Owen’s most recent questions revolve around his birthmother, and he is talking
a lot about wanting to
meet his birthmother. We tell him that someday we will go to visit Haiti (being careful about our wording here, after the
“Send Me Back” exchange a while back), and we have assured him that when we do we will try to find his birthmother. Because of some circumstances surrounding our boys’ early histories, we are quite unconfident that we’ll ever be able to find her, but we have promised Owen that we will try. He has asked about when we’ll be able to go. We’ve told him, simply, “when he’s older.” Notably, he does not question that or ask to go at any given time, so we believe he’s comfortable with that answer, and we leave it at that. But he talks a lot about what will happen when (and he is confident it is
when, not
if) he does meet her. His thoughts about meeting her are always the same: “When I go visit my birthmother I will say, ‘Birthmother, let me go back into your belly!’ Then, if she was sitting down, I’d climb up right onto her lap.” He sometimes adds, “And I will say, ‘Birthmother hi! I love you Birthmother!'” And recently on a couple of occassions he’s added, “And then I will say, ‘Birthmother thank you for my mommy and my papi!'”
But the biggest challenge with Owen right now is trying to assure him that he won’t be abandoned by Braydon and I. Owen has the classic textbook adoptee deep fear of abandonment. There is a hole in his heart that we continually to try to fill, but that seems –at least so far– truly infinitely deep. “I was so worried,” he said to Braydon and I one night, after getting in trouble at bedtime, “I was so, so, so worried that you would call the fire department and tell them to come and the fireman would come here in his firetruck and he would spray fire on this house and he would spray fire on my door and he would burn our whole big house down and I would be in it and I would not be able to get out and he would keep making the fire until our whole house was burned down and I would burn too and Papi and Mommy and Kyle and Meera would be standing outside and nobody would come and get me and I would be burned and dead forever and ever.”
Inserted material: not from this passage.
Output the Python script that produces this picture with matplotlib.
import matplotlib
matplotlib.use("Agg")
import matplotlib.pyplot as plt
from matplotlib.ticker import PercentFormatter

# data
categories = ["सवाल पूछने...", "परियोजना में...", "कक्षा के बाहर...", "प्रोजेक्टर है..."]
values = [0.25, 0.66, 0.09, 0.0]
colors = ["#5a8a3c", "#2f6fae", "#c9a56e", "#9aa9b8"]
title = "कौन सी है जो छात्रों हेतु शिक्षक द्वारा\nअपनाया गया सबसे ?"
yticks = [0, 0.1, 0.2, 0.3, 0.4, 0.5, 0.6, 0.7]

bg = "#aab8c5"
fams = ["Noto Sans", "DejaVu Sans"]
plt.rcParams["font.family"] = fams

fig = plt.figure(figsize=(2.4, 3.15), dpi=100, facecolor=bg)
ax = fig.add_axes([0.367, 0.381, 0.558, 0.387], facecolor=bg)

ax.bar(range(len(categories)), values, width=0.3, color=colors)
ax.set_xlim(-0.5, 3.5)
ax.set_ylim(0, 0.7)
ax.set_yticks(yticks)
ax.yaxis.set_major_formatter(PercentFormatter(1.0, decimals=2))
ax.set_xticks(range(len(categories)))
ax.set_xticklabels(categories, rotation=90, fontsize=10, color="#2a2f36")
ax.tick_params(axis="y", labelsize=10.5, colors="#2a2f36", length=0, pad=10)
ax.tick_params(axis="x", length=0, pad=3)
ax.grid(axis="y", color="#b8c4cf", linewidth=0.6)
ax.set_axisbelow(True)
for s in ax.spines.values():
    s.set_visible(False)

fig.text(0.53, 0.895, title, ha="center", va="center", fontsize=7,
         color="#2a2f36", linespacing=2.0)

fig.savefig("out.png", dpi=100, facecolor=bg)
Another day he said to me, “Mommy, I had a dream — actually, it wasn’t a dream, but it was just in my imagination — I had in my imagination that you put me in the road and a big car hit me and deaded me and I was dead forever and ever.” And just yesterday, standing in the kitchen early in the morning, throwing away the wrapper to his cereal bar, he said, “See this trash Mommy?” “Yes,” I said. “I was just thinking in my imagination that you and Papi could just put me in this trash. You could just put me in this trash! And then the big trash truck would come and take me away. I would be dumped! Dumped into the trash truck! I’d be taken away forever and ever!”
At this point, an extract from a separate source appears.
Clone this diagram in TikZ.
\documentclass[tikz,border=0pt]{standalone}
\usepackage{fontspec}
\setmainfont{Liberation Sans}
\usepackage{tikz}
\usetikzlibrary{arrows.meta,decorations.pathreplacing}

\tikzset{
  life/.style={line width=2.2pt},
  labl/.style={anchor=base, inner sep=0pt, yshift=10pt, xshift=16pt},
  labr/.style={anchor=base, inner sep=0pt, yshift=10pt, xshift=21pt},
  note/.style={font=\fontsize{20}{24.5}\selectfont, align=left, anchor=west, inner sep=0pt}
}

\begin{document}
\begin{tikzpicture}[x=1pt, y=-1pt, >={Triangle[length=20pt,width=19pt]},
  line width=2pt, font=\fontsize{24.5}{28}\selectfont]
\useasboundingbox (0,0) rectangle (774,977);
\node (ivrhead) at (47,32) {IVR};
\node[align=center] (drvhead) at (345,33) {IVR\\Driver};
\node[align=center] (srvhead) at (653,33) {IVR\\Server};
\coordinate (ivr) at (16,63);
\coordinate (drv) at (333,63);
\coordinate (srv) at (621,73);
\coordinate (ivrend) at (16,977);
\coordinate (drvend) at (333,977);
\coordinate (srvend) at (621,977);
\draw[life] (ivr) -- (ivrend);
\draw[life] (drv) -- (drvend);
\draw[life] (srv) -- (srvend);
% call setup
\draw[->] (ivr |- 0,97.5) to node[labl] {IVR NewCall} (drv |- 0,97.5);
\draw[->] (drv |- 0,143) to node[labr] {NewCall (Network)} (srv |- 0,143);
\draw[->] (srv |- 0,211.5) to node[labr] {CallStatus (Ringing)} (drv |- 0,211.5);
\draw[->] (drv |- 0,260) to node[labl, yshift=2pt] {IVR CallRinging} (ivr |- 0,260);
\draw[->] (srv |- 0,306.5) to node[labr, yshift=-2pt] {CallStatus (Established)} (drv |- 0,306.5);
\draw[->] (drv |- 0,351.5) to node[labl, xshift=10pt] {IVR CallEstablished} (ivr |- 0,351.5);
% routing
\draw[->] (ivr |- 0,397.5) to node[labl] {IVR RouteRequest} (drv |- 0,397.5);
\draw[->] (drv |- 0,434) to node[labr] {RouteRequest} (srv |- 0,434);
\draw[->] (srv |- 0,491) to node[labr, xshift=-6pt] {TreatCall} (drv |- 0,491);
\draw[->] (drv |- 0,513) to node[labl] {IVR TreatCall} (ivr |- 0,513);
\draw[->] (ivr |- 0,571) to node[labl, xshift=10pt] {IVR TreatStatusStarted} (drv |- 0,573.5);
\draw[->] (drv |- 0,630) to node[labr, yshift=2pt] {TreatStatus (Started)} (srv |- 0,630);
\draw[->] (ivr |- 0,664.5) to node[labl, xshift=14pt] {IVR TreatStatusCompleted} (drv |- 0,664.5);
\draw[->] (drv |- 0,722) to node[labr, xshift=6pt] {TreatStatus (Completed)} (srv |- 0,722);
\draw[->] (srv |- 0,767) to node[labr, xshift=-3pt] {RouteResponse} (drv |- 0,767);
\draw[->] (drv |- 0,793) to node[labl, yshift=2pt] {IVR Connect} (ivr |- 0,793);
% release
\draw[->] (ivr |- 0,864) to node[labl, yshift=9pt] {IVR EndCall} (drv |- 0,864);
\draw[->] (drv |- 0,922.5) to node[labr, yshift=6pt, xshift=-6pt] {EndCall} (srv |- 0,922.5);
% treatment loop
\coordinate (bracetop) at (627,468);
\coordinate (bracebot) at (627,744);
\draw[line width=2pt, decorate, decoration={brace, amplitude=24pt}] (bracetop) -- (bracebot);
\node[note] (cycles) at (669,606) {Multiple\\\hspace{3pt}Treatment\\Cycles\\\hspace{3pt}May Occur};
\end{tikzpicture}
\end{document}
We tell him over and over and over and over and over that we’ll never leave him; that we’re a family forever; that we will never, ever do these things to him, etc., etc., etc. We hold him, we love him, we pour out our reassurance upon him in what we say and what we do. We respond and we act proactively. We do these things every day. But Owen’s fears run deep. And a lifetime of reassurance still may never assure him; that we must know as adoptive parents. And yet we still must try to assure him. We must never stop trying. And so we keep going and he keeps questioning — questioning with questions, questioning with his behavior, and questioning with his statements, daydreams, and dreams. He has nightmares regularly; he always has. And his nightmares now, as he articulates them, are so transparent — his fear of abandonment; his fear of re-abandonment. And so, although it is earlier than I ever expected, we have been truthful with him in cold-hard-world terms. “Yes, Owen,” I said to him one night sitting on his bed with Braydon, after another long and hard-fought bedtime battle, “yes, it is true, your birthmother left you. She left you. She did. But you know what baby? She could have put you in the road and let a car hit you. She could have just put you into the trash. She could have put you in a fire and let you burn. But she didn’t. She didn’t. She didn’t do those things. She didn’t do those things because she loved you. She loved you so much and she wanted you to have a good life. So she did the right thing. She put you in a place where you would be taken care of, and she chose for you to be adopted so that you could have a good life. She was a good, good birthmother. She did the right thing.” The look on his face can only be described as peaceful relief. “You know, Owen, because we’ve told you many times Owen, that your birthmother could not take care of any child. And that’s why she decided for you to be adopted. Because she loved you and Kyle so much and she wanted you to have a good life.” Nodding he simply says, “I know.” “And here’s the thing, Owen, your Mommy and Papi, we can take care of children. We can take care of three children. And we will never, ever leave you. Never ever.”
And that’s all we can do. Express to him daily, through our words and our deeds, that we have the capacity to do this and that we’re in this for the long haul. And still, he questions. And that is o.k. It is hard — for us all — but it is o.k. And we try to remember too, that although Kyle’s vantage point on all this seems to be quite different, he needs the assurances just as much. And so we try to parent as best we can.
There are books about these things. I’ve read a bunch of them. I understand it all intellectually and emotionally. I think I ‘get it’ about as much as any non-adoptee probably can. But still, I am not an adoptee (and furthermore, as Kyle and Owen themselves prove, adoptees each experience adoption uniquely). Like Meera, I’ve been nurtured by my mom for my entire life. My boys know they are loved and valued… just as much as Meera is, or any other child is. But they also know that they had a life before us. And that we were not in it. And that other people were in it. We know that too.
As we get ready to celebrate four years together tomorrow, we can’t help but think about everything that adoption has been, and is, for each of us.